At this point, the importance of the Happens-Before rule is reflected. By its literal meaning, you may mistakenly think that the previous operation occurs before the subsequent operation. However, the true meaning is that the result of the previous operation can be obtained by subsequent operations. This rule specifies the reordering optimization of compilers on programs.

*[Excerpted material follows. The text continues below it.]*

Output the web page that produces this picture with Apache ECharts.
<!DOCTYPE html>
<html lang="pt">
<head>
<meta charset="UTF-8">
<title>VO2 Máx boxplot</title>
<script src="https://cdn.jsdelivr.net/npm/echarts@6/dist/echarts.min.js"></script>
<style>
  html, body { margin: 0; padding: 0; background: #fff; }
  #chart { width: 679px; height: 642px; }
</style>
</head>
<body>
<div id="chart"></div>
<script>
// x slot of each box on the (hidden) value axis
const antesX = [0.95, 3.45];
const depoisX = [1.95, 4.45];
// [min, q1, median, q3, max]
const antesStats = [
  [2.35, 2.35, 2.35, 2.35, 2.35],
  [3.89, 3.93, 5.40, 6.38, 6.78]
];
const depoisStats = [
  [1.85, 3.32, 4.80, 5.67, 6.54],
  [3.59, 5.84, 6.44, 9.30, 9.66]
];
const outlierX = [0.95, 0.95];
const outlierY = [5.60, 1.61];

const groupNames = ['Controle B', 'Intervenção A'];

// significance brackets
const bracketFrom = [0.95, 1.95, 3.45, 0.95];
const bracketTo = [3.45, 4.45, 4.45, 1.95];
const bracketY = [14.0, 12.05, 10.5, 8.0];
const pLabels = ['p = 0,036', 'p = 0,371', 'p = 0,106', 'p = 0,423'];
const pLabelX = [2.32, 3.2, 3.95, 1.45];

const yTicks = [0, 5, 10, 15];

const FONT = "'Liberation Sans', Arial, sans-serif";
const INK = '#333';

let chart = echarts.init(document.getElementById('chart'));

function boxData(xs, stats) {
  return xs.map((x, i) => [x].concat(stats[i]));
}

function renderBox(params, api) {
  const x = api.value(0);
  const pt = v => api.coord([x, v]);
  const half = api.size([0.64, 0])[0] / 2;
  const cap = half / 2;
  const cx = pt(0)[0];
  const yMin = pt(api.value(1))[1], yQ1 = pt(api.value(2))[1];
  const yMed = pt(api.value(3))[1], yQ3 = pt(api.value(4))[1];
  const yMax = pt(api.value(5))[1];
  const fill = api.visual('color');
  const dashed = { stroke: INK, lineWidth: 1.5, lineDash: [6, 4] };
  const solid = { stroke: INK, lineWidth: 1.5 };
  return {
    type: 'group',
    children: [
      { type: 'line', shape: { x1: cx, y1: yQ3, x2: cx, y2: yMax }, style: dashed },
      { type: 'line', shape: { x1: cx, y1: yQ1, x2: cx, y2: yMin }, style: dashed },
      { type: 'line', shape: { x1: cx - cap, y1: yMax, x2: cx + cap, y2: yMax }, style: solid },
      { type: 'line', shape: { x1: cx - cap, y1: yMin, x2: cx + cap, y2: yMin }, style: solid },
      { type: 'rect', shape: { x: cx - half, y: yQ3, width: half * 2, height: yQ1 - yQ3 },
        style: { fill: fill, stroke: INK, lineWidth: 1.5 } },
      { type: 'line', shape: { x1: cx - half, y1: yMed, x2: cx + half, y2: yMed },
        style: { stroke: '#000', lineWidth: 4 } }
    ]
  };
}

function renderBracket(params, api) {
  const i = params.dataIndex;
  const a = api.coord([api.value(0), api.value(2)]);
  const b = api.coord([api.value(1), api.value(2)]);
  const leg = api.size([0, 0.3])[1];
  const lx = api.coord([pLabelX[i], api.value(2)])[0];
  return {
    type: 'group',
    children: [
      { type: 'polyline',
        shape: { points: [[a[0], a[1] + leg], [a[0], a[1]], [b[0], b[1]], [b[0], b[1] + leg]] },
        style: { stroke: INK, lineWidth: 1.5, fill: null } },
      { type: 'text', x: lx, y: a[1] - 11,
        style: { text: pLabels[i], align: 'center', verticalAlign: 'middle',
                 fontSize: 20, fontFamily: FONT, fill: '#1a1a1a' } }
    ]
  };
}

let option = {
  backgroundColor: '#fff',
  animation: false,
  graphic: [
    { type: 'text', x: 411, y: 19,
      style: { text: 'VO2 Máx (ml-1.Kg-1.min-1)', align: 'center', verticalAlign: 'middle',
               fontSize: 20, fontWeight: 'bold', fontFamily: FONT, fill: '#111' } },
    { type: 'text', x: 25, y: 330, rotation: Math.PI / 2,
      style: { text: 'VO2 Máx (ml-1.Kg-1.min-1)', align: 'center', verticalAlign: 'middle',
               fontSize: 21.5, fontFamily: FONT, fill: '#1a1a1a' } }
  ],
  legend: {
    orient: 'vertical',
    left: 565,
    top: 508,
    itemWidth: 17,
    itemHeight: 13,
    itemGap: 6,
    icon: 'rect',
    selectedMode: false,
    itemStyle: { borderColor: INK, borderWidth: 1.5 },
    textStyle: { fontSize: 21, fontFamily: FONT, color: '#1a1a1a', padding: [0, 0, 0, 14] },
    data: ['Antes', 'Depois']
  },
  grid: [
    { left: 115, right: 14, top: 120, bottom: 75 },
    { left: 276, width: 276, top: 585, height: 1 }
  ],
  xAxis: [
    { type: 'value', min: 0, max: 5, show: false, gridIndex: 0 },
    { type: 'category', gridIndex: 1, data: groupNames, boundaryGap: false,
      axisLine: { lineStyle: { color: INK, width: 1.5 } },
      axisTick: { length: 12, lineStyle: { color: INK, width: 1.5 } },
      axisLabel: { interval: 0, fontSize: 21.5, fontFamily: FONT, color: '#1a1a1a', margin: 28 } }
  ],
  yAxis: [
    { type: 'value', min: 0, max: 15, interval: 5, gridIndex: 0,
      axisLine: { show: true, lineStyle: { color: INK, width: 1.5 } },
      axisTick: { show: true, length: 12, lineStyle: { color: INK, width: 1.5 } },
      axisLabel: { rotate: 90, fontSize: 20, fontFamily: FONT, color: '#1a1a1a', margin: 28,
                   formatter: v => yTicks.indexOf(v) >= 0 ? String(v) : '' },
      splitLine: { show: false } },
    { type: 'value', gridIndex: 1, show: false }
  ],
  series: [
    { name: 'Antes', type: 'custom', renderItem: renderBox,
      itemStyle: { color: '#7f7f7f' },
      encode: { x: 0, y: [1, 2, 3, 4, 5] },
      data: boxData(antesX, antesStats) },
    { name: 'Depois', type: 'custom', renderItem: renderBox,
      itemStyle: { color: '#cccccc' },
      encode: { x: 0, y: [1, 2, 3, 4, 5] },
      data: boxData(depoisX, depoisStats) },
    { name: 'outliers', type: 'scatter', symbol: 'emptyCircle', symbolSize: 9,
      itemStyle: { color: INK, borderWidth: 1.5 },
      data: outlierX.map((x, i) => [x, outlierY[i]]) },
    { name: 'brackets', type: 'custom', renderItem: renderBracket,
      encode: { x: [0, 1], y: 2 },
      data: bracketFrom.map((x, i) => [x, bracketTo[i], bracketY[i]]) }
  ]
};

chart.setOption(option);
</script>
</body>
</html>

We know that the volatile keyword can ensure the visibility of variables between threads, which means that when thread A modifies variable X, other threads executed after thread A can see the change in variable X. In addition, after JDK 1.5, volatile has another role, which is preventing local reordering. In other words, the instructions of volatile variables will not be reordered. So, after using volatile to modify instance, the Double-Check lazy initialization pattern is foolproof:
// Lazy initialization + synchronized lock + double-check
public final class Singleton {
private volatile static Singleton instance = null; // Do not instantiate
public List<String> list = null; // List property
private Singleton() {
list = new ArrayList<String>();
} // Constructor
public static Singleton getInstance() { // Provide instance to the entire system through this function with the synchronized lock
if (null == instance) { // First check, instantiate the object when instance is null, otherwise return the object directly
synchronized (Singleton.class) { // Synchronized lock
if (null == instance) { // Second check
instance = new Singleton(); // Instantiate the object
}
}
}
return instance; // Return the existing object
}
}
Implementation using Inner Class #
The above-mentioned implementation using synchronized lock and Double-Check is relatively complex and involves the use of synchronized locks. Is there a simpler way to achieve thread safety and lazy loading?
As we know, in the eager initialization pattern, we use the static modifier to declare the instance variable “instance”. This variable will be collected into the class constructor during the class initialization process. In a multi-threaded scenario, the JVM ensures that only one thread can execute the class constructor method, while other threads will be blocked and wait. This approach guarantees memory visibility, ordering, and atomicity.
If we create an inner class in the Singleton class to implement the initialization of the instance variable, we can avoid the situation where multiple objects are created under multiple threads. In this approach, the InnerSingleton class will only be loaded and the object will be instantiated when the getInstance() method is first called. The specific implementation is as follows:
// Lazy initialization using inner class
public final class Singleton {
public List<String> list = null; // list attribute
private Singleton() { // constructor
list = new ArrayList<String>();
}
// Inner class implementation
public static class InnerSingleton {
private static Singleton instance = new Singleton(); // create instance
}
public static Singleton getInstance() {
return InnerSingleton.instance; // return static variable in the inner class
}
}
Summary #
There are actually many ways to implement singletons, but they can be summarized into two types: eager initialization and lazy initialization. We can choose according to our own needs.
If we know for certain that the class will be loaded after the program starts, then using eager initialization to implement the singleton is simple and practical. If we are writing utility classes, then we should prioritize using lazy initialization. This is because in many projects, the utility class may be included in a jar file, but not necessarily used. Implementing the singleton using lazy initialization can prevent it from being loaded into memory in advance and occupying system resources.
Thought Questions #
Are there any other ways you know of to implement a singleton besides the ones mentioned above?